George Mary Ann Evans, 1819–80, English novelist.
John the Apostle of the Indians, 1604–90, American colonial missionary.
Sir John, 1592–1632, English statesman.
T(homas) S(tearns) 1888–1965, British poet and critic, born in the U.S.: Nobel Prize 1948.
a male given name, form of Elias.
Eliot
/ ˈɛlɪət /
noun
George, real name Mary Ann Evans. 1819–80, English novelist, noted for her analysis of provincial Victorian society. Her best-known novels include Adam Bede (1859), The Mill on the Floss (1860), Silas Marner (1861), and Middlemarch (1872)

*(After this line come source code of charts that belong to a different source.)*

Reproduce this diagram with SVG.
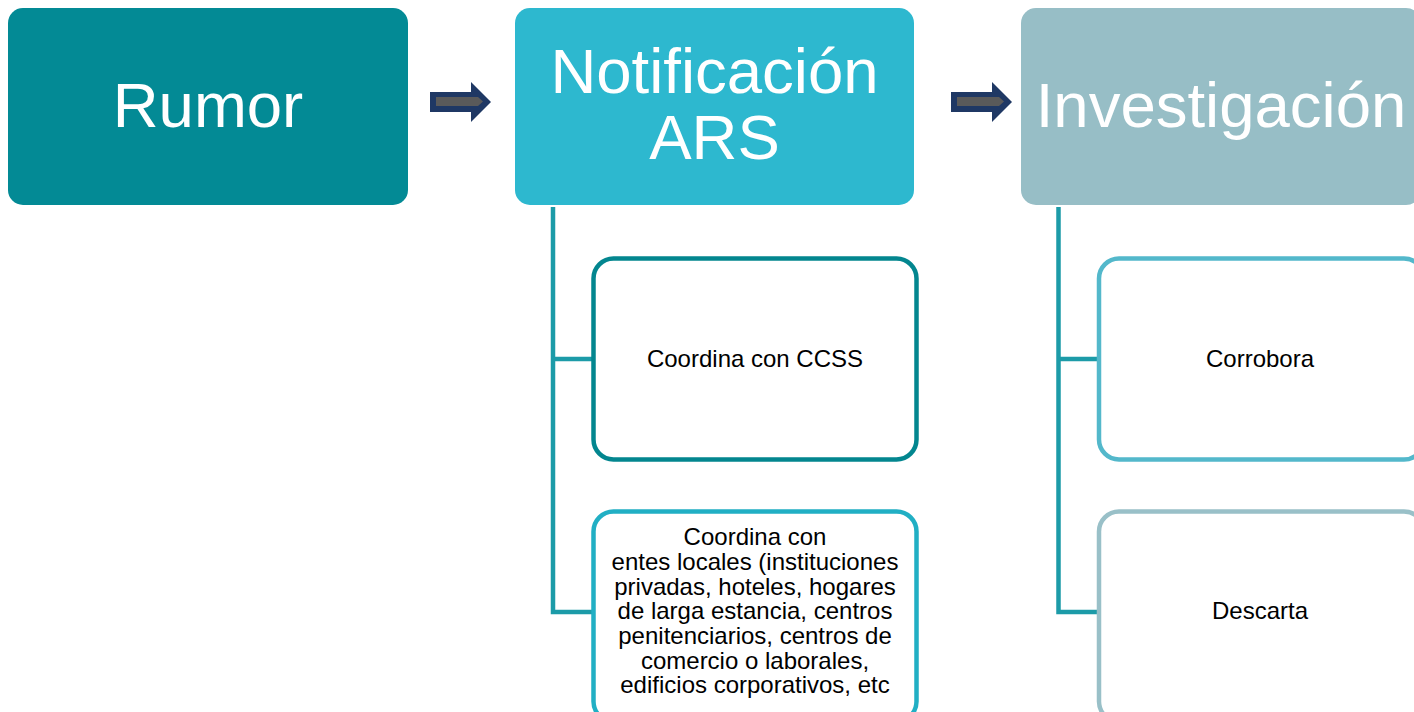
<svg xmlns="http://www.w3.org/2000/svg" width="1414" height="712" viewBox="0 0 1414 712">
<style>
.big{font-family:"Liberation Sans",Arial,sans-serif;font-size:63.5px;fill:#ffffff;text-anchor:middle}
.sm{font-family:"Liberation Sans",Arial,sans-serif;font-size:24px;fill:#000000;text-anchor:middle}
.sub{fill:#ffffff;stroke-width:4.5}
.conn{fill:none;stroke:#1C9BA8;stroke-width:4.5}
.arrow{fill:#1F3864}
.arrowin{fill:#5A5A5A}
</style>
<rect width="1414" height="712" fill="#ffffff"/>
<g id="connectors">
  <path class="conn" d="M553 207 V612 H594 M553 359 H594"/>
  <path class="conn" d="M1058.5 207 V612 H1099 M1058.5 359 H1099"/>
  <g id="arrow1">
    <polygon class="arrow" points="430,92 471,92 471,82 491,102 471,122 471,112 430,112"/>
    <polygon class="arrowin" points="436,97 478,97 483,101.5 478,106 436,106"/>
  </g>
  <g id="arrow2">
    <polygon class="arrow" points="951,92 992,92 992,82 1012,102 992,122 992,112 951,112"/>
    <polygon class="arrowin" points="957,97 999,97 1004,101.5 999,106 957,106"/>
  </g>
</g>
<g id="rumor">
  <rect x="8" y="8" width="400" height="197" rx="15" fill="#038A95"/>
  <text class="big" x="208" y="127">Rumor</text>
</g>
<g id="notificacion">
  <rect x="515" y="8" width="399" height="197" rx="15" fill="#2DB8CF"/>
  <text class="big" x="714.5" y="93">Notificación</text>
  <text class="big" x="714.5" y="159">ARS</text>
</g>
<g id="investigacion">
  <rect x="1021" y="8" width="400" height="197" rx="15" fill="#97BEC6"/>
  <text class="big" x="1221" y="127">Investigación</text>
</g>
<g id="ccss">
  <rect class="sub" x="593.5" y="258.5" width="323" height="201" rx="20" stroke="#03868F"/>
  <text class="sm" x="755" y="367">Coordina con CCSS</text>
</g>
<g id="entes">
  <rect class="sub" x="593.5" y="511.5" width="323" height="210" rx="20" stroke="#21AFC4"/>
  <text class="sm" x="755" y="545">Coordina con</text>
  <text class="sm" x="755" y="570">entes locales (instituciones</text>
  <text class="sm" x="755" y="594.5">privadas, hoteles, hogares</text>
  <text class="sm" x="755" y="619">de larga estancia, centros</text>
  <text class="sm" x="755" y="644">penitenciarios, centros de</text>
  <text class="sm" x="755" y="668.5">comercio o laborales,</text>
  <text class="sm" x="755" y="693">edificios corporativos, etc</text>
</g>
<g id="corrobora">
  <rect class="sub" x="1099" y="258.5" width="325" height="201" rx="20" stroke="#53B8CB"/>
  <text class="sm" x="1260" y="367">Corrobora</text>
</g>
<g id="descarta">
  <rect class="sub" x="1099" y="511.5" width="325" height="210" rx="20" stroke="#99C0C8"/>
  <text class="sm" x="1260" y="619">Descarta</text>
</g>
</svg>
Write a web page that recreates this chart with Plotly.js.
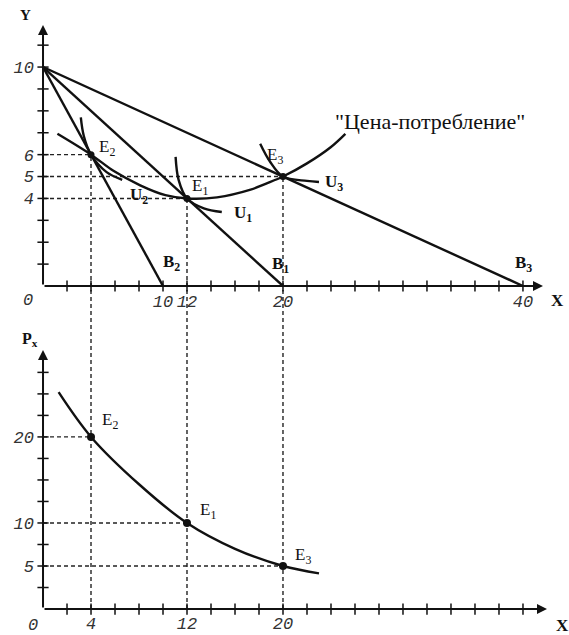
<!DOCTYPE html>
<html>
<head>
<meta charset="utf-8">
<script src="https://cdn.plot.ly/plotly-3.0.1.min.js"></script>
<style>
  html, body { margin: 0; padding: 0; background: #fff; }
  #chart { width: 569px; height: 635px; }
</style>
</head>
<body>
<div id="chart"></div>
<script>
// Equilibrium points: quantity of X, quantity of Y and the price of X
const eqNames = ['E<sub>2</sub>', 'E<sub>1</sub>', 'E<sub>3</sub>'];
const eqX = [4, 12, 20];
const eqY = [6, 4, 5];
const eqPx = [20, 10, 5];

// Budget lines: same income (10 units of Y), X intercept changes with the price of X
const budgetNames = ['B<sub>2</sub>', 'B<sub>1</sub>', 'B<sub>3</sub>'];
const budgetYIntercept = 10;
const budgetXIntercept = [10, 20, 40];

// Indifference curves
const u2X = [3.15, 3.4, 4, 5.3, 6.6];
const u2Y = [7.7, 6.85, 6, 5.2, 4.85];
const u1X = [11.05, 11.3, 12, 13.4, 14.9];
const u1Y = [5.9, 4.85, 4, 3.55, 3.38];
const u3X = [18.1, 18.9, 20, 22, 23];
const u3Y = [6.5, 5.7, 5, 4.8, 4.75];

// Price-consumption curve
const pccX = [1.2, 4, 5.9, 8.1, 10.2, 12, 14.5, 17.3, 18.6, 20, 22, 24, 25.2];
const pccY = [6.95, 6, 5.25, 4.6, 4.15, 4, 4.05, 4.4, 4.68, 5, 5.6, 6.35, 6.95];

// Demand curve for X
const demandX = [1.3, 4, 8, 12, 16, 20, 23];
const demandPx = [25.2, 20, 14.5, 10, 7, 5, 4.15];

// Tick marks and tick labels
const topXTickMarks = [2, 4, 6, 8, 10, 12, 14, 16, 18, 20, 22, 24, 26, 28, 30, 32, 34, 36, 38, 40];
const topYTickMarks = [1, 2, 3, 4, 5, 6, 7, 8, 9, 10, 11];
const botXTickMarks = [2, 4, 6, 8, 10, 12, 14, 16, 18, 20, 22, 24, 26, 28, 30, 32, 34, 36, 38, 40];
const botYTickMarks = [2.5, 5, 7.5, 10, 12.5, 15, 17.5, 20, 22.5, 25, 27.5];
const topXTickVals = [10, 12, 20, 40];
const topXTickText = ['10', '12', '20', '40'];
const topYTickVals = [4, 5, 6, 10];
const topYTickText = ['4', '5', '6', '10'];
const botXTickVals = [4, 12, 20];
const botXTickText = ['4', '12', '20'];
const botYTickVals = [5, 10, 20];
const botYTickText = ['5', '10', '20'];

// ---- frame geometry ----
const topPanel = { xDom: [0.0756, 0.9543], xRange: [0, 41.67], yDom: [0.5496, 0.9606], yRange: [0, 11.92], xa: 'x', ya: 'y' };
const botPanel = { xDom: [0.0756, 0.9613], xRange: [0, 42], yDom: [0.0409, 0.4488], yRange: [0, 30.1], xa: 'x2', ya: 'y2' };

const ink = '#111';
const tickFont = { family: 'Liberation Mono', size: 17, color: '#333', style: 'italic' };
const serif = 'Liberation Serif';

// data value -> paper fraction for a panel
function lin(v, dom, range) {
  return dom[0] + (v - range[0]) / (range[1] - range[0]) * (dom[1] - dom[0]);
}
function paperX(p, v) { return lin(v, p.xDom, p.xRange); }
function paperY(p, v) { return lin(v, p.yDom, p.yRange); }

const traces = [];

// budget lines
budgetXIntercept.forEach(function (b) {
  traces.push({ x: [0, b], y: [budgetYIntercept, 0], mode: 'lines', xaxis: 'x', yaxis: 'y',
    line: { color: ink, width: 2.4 }, hoverinfo: 'skip' });
});

// indifference curves and price-consumption curve
[[u2X, u2Y], [u1X, u1Y], [u3X, u3Y], [pccX, pccY]].forEach(function (c) {
  traces.push({ x: c[0], y: c[1], mode: 'lines', xaxis: 'x', yaxis: 'y',
    line: { color: ink, width: 2.4, shape: 'spline', smoothing: 1 }, hoverinfo: 'skip' });
});

// equilibrium points
traces.push({ x: eqX, y: eqY, mode: 'markers', xaxis: 'x', yaxis: 'y',
  marker: { color: ink, size: 7 }, hoverinfo: 'skip' });

// demand curve
traces.push({ x: demandX, y: demandPx, mode: 'lines', xaxis: 'x2', yaxis: 'y2',
  line: { color: ink, width: 2.4, shape: 'spline', smoothing: 1 }, hoverinfo: 'skip' });
traces.push({ x: eqX, y: eqPx, mode: 'markers', xaxis: 'x2', yaxis: 'y2',
  marker: { color: ink, size: 8 }, hoverinfo: 'skip' });

// tick marks crossing the axes
function tickTrace(vals, horizontal, xa, ya) {
  const zeros = vals.map(function () { return 0; });
  return {
    x: horizontal ? vals : zeros, y: horizontal ? zeros : vals,
    mode: 'markers', xaxis: xa, yaxis: ya, cliponaxis: false, hoverinfo: 'skip',
    marker: { symbol: horizontal ? 'line-ns' : 'line-ew', size: 8, color: ink,
      line: { color: ink, width: 1.5 } }
  };
}
traces.push(tickTrace(topXTickMarks, true, 'x', 'y'));
traces.push(tickTrace(topYTickMarks, false, 'x', 'y'));
traces.push(tickTrace(botXTickMarks, true, 'x2', 'y2'));
traces.push(tickTrace(botYTickMarks, false, 'x2', 'y2'));

// dashed guides
const dash = { color: '#222', width: 1.4, dash: '4px,3px' };
const shapes = [];
eqX.forEach(function (x, i) {
  shapes.push({ type: 'line', layer: 'below', xref: 'x', yref: 'paper',
    x0: x, x1: x, y0: botPanel.yDom[0], y1: paperY(topPanel, eqY[i]), line: dash });
  shapes.push({ type: 'line', layer: 'below', xref: 'x', yref: 'y',
    x0: 0, x1: x, y0: eqY[i], y1: eqY[i], line: dash });
  shapes.push({ type: 'line', layer: 'below', xref: 'x2', yref: 'y2',
    x0: 0, x1: x, y0: eqPx[i], y1: eqPx[i], line: dash });
});

// axis arrows
function axisArrow(p, x, y) {
  return { xref: p.xa, yref: p.ya, axref: p.xa, ayref: p.ya, x: x, y: y, ax: 0, ay: 0, text: '',
    showarrow: true, arrowhead: 2, arrowsize: 1, arrowwidth: 2, arrowcolor: ink };
}

// text placed by data value of a panel, converted to paper so it may sit outside the axes
function label(p, x, y, text, opts) {
  const o = opts || {};
  return {
    xref: 'paper', yref: 'paper', x: paperX(p, x), y: paperY(p, y), text: text, showarrow: false,
    xanchor: o.xanchor || 'left', yanchor: 'middle',
    font: o.font || { family: serif, size: o.size || 17, color: ink, weight: o.bold ? 'bold' : 'normal' }
  };
}

const annotations = [
  axisArrow(topPanel, topPanel.xRange[1], 0),
  axisArrow(topPanel, 0, topPanel.yRange[1]),
  axisArrow(botPanel, botPanel.xRange[1], 0),
  axisArrow(botPanel, 0, botPanel.yRange[1]),

  label(topPanel, -1.5, 12.4, 'Y', { bold: true, size: 15, xanchor: 'center' }),
  label(topPanel, 42.9, -0.64, 'X', { bold: true, size: 17, xanchor: 'center' }),
  label(topPanel, -1.25, -0.64, '0', { font: tickFont, xanchor: 'center' }),

  label(topPanel, 4.5, 6.3, eqNames[0]),
  label(topPanel, 12.25, 4.5, eqNames[1]),
  label(topPanel, 18.5, 5.94, eqNames[2]),
  label(topPanel, 7.1, 4.13, 'U<sub>2</sub>', { bold: true }),
  label(topPanel, 15.75, 3.29, 'U<sub>1</sub>', { bold: true }),
  label(topPanel, 23.3, 4.7, 'U<sub>3</sub>', { bold: true }),
  label(topPanel, 9.8, 1.05, budgetNames[0], { bold: true }),
  label(topPanel, 18.9, 0.96, budgetNames[1], { bold: true }),
  label(topPanel, 39.2, 1.0, budgetNames[2], { bold: true }),
  label(topPanel, 24.2, 7.53, '"Цена-потребление"', { size: 22 }),

  label(botPanel, -1.08, 31.3, 'P<sub>x</sub>', { bold: true, size: 16, xanchor: 'center' }),
  label(botPanel, 43.3, -1.86, 'X', { bold: true, size: 17, xanchor: 'center' }),
  label(botPanel, -0.83, -1.95, '0', { font: tickFont, xanchor: 'center' }),
  label(botPanel, 4.75, 21.8, eqNames[0]),
  label(botPanel, 12.9, 11.4, eqNames[1]),
  label(botPanel, 20.8, 6.2, eqNames[2])
];

function axis(p, anchor, vals, text, standoff) {
  const isX = anchor.charAt(0) === 'y';
  return { domain: isX ? p.xDom : p.yDom, range: isX ? p.xRange : p.yRange, anchor: anchor,
    showgrid: false, zeroline: false, showline: false, ticks: '', tickmode: 'array',
    tickvals: vals, ticktext: text, tickfont: tickFont, ticklabelstandoff: standoff, fixedrange: true };
}

const layout = {
  width: 569, height: 635,
  margin: { l: 0, r: 0, t: 0, b: 0 },
  paper_bgcolor: '#fff', plot_bgcolor: 'rgba(0,0,0,0)',
  showlegend: false,
  xaxis: axis(topPanel, 'y', topXTickVals, topXTickText, 3),
  yaxis: axis(topPanel, 'x', topYTickVals, topYTickText, 8),
  xaxis2: axis(botPanel, 'y2', botXTickVals, botXTickText, 2),
  yaxis2: axis(botPanel, 'x2', botYTickVals, botYTickText, 8),
  shapes: shapes,
  annotations: annotations
};

Plotly.newPlot('chart', traces, layout, { displayModeBar: false, staticPlot: true });
</script>
</body>
</html>
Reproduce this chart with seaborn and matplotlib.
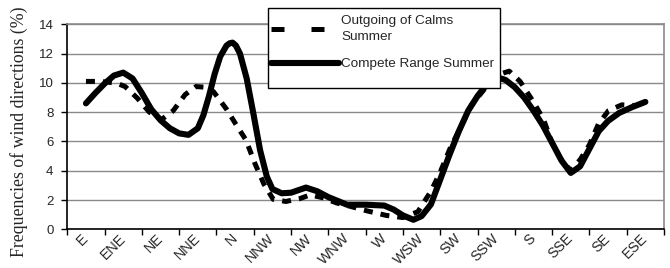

Sir John. 1592–1632, English statesman, a leader of parliamentary opposition to Charles I
T ( homas ) S ( tearns ). 1888–1965, British poet, dramatist, and critic, born in the US His poetry includes Prufrock and Other Observations (1917), The Waste Land (1922), Ash Wednesday (1930), and Four Quartets (1943). Among his verse plays are Murder in the Cathedral (1935), The Family Reunion (1939), The Cocktail Party (1950), and The Confidential Clerk (1954): Nobel prize for literature 1948
Example Sentences
Neither is especially surprising — “in their beginning is their end,” to switch up a line of Eliot — though they do provide some suspense and twists along the way.
He approached the draft version of “The Waste Land” by Eliot with a pair of scissors, and returned with modernism’s emblem.
Kids walked to the local Thrifty ice cream shop, to Altadena Elementary and Eliot Middle School.
Eliot, and Hopkins will read some of those for the audio release.
"Seeing it up close, you get a sense of the speed and the power which you don't get on TV. It was incredible," says Caspar Eliot, a 36-year-old fan from London.